Second, there needed to be a chance to feel some proximity to the winner. That’s why he urged a smaller $10,000 prize in each of Oregon’s 36 counties.
“We wanted every community and region to have winners so that maybe somebody you know won,” Monk said, “so you could really visualize yourself winning this thing.”
Finally, it needed to be risk-free for participants. Monk acknowledges this is one of the biggest problems for conventional lotteries. “I can find you losers,” he said. “These are people who often struggle to make the money they’re holding in their hand and sadly, it goes away.”
Games of the free
Since Oregon’s announcement, vaccine lottery fever has swept the country. Both California and Washington have announced their own lottery programs to pump up vaccination efforts.
Initial findings suggest the incentive may be working here in Oregon. Daily vaccinations are up in several rural counties: Marion County is reporting a 2.3% increase, Sherman County is up 2.5%, Gilliam County up 2.1% since before the lottery was announced. These are places where previous trends had anticipated a decreasing vaccination rate.

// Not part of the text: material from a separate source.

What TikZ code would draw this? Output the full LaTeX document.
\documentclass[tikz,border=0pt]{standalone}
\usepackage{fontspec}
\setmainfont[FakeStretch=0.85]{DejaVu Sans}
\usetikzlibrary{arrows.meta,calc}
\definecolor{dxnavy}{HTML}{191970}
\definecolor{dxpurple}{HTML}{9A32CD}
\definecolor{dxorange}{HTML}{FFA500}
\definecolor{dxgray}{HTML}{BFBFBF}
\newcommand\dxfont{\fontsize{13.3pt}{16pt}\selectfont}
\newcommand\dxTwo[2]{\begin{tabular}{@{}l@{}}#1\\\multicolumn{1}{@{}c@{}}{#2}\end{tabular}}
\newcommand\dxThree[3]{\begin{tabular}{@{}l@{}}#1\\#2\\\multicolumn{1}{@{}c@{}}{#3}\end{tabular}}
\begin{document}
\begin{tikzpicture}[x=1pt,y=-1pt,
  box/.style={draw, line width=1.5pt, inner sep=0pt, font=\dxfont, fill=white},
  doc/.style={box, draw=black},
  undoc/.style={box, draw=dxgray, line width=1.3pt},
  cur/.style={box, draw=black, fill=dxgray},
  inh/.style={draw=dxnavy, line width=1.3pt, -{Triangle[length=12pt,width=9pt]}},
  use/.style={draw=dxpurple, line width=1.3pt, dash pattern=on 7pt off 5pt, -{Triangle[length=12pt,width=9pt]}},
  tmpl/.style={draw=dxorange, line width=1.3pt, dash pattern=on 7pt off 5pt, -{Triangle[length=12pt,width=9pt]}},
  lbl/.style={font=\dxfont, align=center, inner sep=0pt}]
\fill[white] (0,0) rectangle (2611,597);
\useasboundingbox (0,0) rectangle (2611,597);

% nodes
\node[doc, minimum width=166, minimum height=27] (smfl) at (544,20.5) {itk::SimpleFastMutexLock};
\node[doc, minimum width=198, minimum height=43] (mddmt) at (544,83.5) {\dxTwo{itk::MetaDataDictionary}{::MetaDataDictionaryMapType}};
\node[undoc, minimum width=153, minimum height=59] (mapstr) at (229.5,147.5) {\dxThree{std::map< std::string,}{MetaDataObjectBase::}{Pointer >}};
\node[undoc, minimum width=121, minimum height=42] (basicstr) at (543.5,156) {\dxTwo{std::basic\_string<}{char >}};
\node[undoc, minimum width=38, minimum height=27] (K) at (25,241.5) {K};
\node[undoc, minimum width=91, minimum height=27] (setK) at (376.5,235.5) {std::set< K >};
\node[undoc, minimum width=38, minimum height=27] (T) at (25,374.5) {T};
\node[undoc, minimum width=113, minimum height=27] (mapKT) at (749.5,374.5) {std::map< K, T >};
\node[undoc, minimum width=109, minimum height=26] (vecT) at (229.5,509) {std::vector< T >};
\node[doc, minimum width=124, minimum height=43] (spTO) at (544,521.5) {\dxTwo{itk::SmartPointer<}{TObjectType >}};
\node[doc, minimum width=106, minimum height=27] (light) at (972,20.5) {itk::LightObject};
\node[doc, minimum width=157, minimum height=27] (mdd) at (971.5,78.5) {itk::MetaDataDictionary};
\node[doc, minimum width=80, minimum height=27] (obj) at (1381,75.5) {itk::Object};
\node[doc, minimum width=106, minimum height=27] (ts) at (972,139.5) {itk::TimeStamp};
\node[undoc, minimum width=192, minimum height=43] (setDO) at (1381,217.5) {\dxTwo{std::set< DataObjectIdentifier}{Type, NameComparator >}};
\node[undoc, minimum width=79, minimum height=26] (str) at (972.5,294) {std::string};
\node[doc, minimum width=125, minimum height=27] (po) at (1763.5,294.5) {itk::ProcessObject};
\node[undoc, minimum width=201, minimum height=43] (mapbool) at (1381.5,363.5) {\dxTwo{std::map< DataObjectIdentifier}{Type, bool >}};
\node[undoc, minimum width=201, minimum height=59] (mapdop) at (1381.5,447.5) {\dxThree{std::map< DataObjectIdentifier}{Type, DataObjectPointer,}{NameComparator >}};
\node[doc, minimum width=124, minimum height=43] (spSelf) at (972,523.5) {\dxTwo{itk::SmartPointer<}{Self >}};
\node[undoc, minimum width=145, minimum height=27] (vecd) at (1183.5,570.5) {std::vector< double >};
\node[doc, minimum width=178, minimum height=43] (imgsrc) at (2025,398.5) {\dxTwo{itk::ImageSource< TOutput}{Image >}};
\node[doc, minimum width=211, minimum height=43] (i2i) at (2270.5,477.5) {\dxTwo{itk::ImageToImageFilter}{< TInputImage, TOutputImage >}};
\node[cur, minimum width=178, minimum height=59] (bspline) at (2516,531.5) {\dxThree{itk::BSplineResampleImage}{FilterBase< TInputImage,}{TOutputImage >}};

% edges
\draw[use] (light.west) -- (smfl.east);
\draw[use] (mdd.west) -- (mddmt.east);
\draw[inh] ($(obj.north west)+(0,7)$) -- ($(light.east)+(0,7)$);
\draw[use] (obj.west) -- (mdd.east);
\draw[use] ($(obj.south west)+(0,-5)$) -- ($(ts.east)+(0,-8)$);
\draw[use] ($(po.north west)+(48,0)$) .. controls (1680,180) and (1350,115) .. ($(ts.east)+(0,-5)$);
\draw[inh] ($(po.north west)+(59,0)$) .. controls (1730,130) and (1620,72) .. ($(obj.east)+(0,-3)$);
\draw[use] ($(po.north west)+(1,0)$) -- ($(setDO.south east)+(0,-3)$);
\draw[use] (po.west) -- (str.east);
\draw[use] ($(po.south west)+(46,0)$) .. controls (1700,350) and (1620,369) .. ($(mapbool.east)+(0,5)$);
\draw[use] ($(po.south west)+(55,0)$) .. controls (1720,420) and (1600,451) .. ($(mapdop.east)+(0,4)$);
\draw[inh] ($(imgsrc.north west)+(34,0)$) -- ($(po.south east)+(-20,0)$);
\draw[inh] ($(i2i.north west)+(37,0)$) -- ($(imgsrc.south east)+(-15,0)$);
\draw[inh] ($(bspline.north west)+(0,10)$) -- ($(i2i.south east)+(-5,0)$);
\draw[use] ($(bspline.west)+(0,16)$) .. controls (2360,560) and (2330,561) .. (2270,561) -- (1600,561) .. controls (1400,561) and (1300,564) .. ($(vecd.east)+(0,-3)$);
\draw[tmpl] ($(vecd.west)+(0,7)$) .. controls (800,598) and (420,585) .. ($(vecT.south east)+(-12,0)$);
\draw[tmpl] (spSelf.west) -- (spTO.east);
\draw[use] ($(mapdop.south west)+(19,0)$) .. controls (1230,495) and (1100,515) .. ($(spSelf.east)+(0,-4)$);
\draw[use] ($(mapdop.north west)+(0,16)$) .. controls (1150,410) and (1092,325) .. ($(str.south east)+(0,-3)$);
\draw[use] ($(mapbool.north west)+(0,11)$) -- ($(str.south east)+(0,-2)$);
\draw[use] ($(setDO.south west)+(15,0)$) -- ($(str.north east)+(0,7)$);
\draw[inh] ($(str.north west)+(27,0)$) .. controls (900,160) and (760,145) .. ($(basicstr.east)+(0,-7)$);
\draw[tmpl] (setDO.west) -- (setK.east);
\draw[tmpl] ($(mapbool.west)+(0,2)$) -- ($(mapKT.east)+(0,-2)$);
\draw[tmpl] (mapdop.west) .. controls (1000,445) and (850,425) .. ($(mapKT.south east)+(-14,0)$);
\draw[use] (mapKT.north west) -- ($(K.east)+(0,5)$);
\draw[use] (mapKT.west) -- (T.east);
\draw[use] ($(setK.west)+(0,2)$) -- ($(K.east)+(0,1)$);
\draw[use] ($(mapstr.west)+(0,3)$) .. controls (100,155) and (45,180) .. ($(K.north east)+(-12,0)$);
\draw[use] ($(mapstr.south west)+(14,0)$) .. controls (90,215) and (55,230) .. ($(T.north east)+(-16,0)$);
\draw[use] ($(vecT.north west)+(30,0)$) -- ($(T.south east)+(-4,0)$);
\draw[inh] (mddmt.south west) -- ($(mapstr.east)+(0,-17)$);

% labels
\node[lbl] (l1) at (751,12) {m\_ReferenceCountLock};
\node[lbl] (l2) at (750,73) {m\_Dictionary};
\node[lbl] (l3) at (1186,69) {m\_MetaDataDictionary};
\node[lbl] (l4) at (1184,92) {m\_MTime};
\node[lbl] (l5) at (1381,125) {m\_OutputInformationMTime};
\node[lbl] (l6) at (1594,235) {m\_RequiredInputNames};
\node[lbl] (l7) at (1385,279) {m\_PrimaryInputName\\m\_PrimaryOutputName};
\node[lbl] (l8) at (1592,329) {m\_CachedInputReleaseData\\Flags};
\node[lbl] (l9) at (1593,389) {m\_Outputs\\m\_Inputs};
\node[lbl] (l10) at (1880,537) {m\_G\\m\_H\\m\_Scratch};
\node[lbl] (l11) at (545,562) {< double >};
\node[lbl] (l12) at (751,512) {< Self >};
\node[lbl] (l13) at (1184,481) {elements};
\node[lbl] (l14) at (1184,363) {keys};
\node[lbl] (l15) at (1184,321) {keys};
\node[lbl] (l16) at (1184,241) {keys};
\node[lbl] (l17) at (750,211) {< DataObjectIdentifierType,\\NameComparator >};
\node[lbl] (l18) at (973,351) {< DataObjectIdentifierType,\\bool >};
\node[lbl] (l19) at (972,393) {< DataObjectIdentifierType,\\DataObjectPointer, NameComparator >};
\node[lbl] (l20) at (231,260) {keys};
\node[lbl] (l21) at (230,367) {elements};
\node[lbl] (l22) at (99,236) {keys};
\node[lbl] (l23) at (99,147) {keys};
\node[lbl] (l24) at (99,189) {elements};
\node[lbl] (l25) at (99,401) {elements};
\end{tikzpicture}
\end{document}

On Friday, June 5, Oregon Gov. Kate Brown announced we’re closer than ever to reaching the 70% vaccination threshold that will allow the state’s economy to reopen, and that we’re even running ahead of schedule. The Oregon Health Authority estimates that we will reach that goal by June 21 at the latest.
But Monk said the biggest change might come once governments wrap their heads around how effective games are as a motivator.
“It’s a carrot,” he said. “For those freedom loving folks out there, there’s something here that’s pretty interesting because there’s no mandate, right? It’s about building an incentive and allowing you to choose.”
One of the major tensions in American life this year has been the friction between well-intentioned government regulation and the bristling of individuals and communities who feel their rights are being trampled. Monk hypothesizes there are countless ways governments could create more systems that incentivize people to opt-in to healthier, more productive behaviors, rather then penalizing them for opting out.
“I’d love to see it applied to education, maybe welfare-to-work or personal health. What if instead of a healthcare mandate there were healthcare prizes?”